Established in the names of the two boys murdered by the IRA in Warrington in 1993, the foundation has provided a free national support service for victims of terrorism in the UK, including trauma-informed health and well-being services. However, funding promised by Boris Johnson in March has not materialised, leaving the future of the service in doubt.
On 7 August, Shadow Secretary of State for Northern Ireland, Louise Haigh, and Warrington North MP Charlotte Nichols met with support workers to see the work that the foundation does supporting victims of terrorism across the country and promoting reconciliation. As part of that visit, they called on the Prime Minister to keep his promise to secure the future of the foundation and the ‘vital’ work they do for victims of terror.
The visit also followed the announcement that Claire Fox, who has never apologised for defending the Warrington bombings, was awarded a peerage. The ennoblement entitles her to up to £313 per-day for attending the House of Lords.

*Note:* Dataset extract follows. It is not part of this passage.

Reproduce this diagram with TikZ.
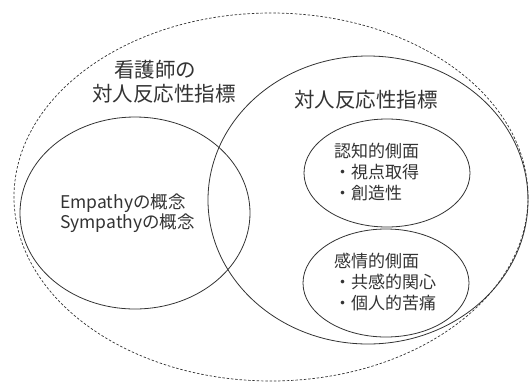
\documentclass[tikz,border=0pt]{standalone}
\usepackage{fontspec}
\newfontfamily\jp{Noto Sans CJK JP}
\usetikzlibrary{shapes.geometric}
\definecolor{ink}{HTML}{333333}
\begin{document}
\begin{tikzpicture}[x=1pt,y=1pt,
  oval/.style={ellipse, draw=ink, line width=0.8pt, inner sep=0pt},
  outer/.style={ellipse, draw=ink, line width=0.7pt, dash pattern=on 2.5pt off 1.8pt, inner sep=0pt},
  lbl/.style={text=ink, inner sep=0pt, align=left, font=\jp}]
\useasboundingbox (0,0) rectangle (531,-384);
\node[outer, minimum width=514, minimum height=368] (all) at (271,-197) {};
\node[oval, minimum width=320, minimum height=288] (idx) at (368,-200) {};
\node[oval, minimum width=230, minimum height=192] (emp) at (135,-213) {};
\node[oval, minimum width=166, minimum height=108] (cog) at (387,-173) {};
\node[oval, minimum width=166, minimum height=108] (aff) at (386,-283) {};
\node[lbl, anchor=west, font=\jp\fontsize{20.5}{24}\selectfont] (title) at (92,-82)
  {\hspace*{22pt}看護師の\\対人反応性指標};
\node[lbl, anchor=west, font=\jp\fontsize{20.5}{24}\selectfont] (idxt) at (294,-100) {対人反応性指標};
\node[lbl, anchor=west, font=\jp\fontsize{17}{21}\selectfont] (cogt) at (334,-172) {認知的側面\\・視点取得\\・創造性};
\node[lbl, anchor=west, font=\jp\fontsize{17}{21}\selectfont] (afft) at (334,-282) {感情的側面\\・共感的関心\\・個人的苦痛};
\node[lbl, anchor=west, font=\jp\fontsize{17.5}{20}\selectfont] (empt) at (60,-213) {Empathyの概念\\Sympathyの概念};
\end{tikzpicture}
\end{document}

Haigh said: “The Prime Minister has failed to keep the promise he made to victims of terror and to the peace foundation, and this failure risks removing vital support for victims. It is frankly insulting to victims, that at the same time the service they rely on is placed into doubt, a life peerage carrying with it a £313 per day allowance is awarded to Claire Fox who steadfastly refuses to apologise for defending the Warrington Bombings. The Prime Minister can, and must, block her peerage and he can and must secure the future of the foundation.”
Nick Taylor, chief executive of Tim Parry and Johnathan Ball Peace Centre, said: “It is a pleasure to welcome the Shadow Secretary of State, Louise Haigh to the Peace Centre and to tell her about the work the Peace Foundation undertakes to promote reconciliation on our islands and the heath and well-being support we provide to victims of terrorism in Great Britain including those affected by the Troubles.
“Terrorism is a crime that requires specialist niche support for the long-term. This is not general victim support and is a key component part of the UK’s counter terrorism strategy. We have provided that service for two decades. The decision to cease funding in March needs to be reviewed as the care we provide must be secured for the long-term.”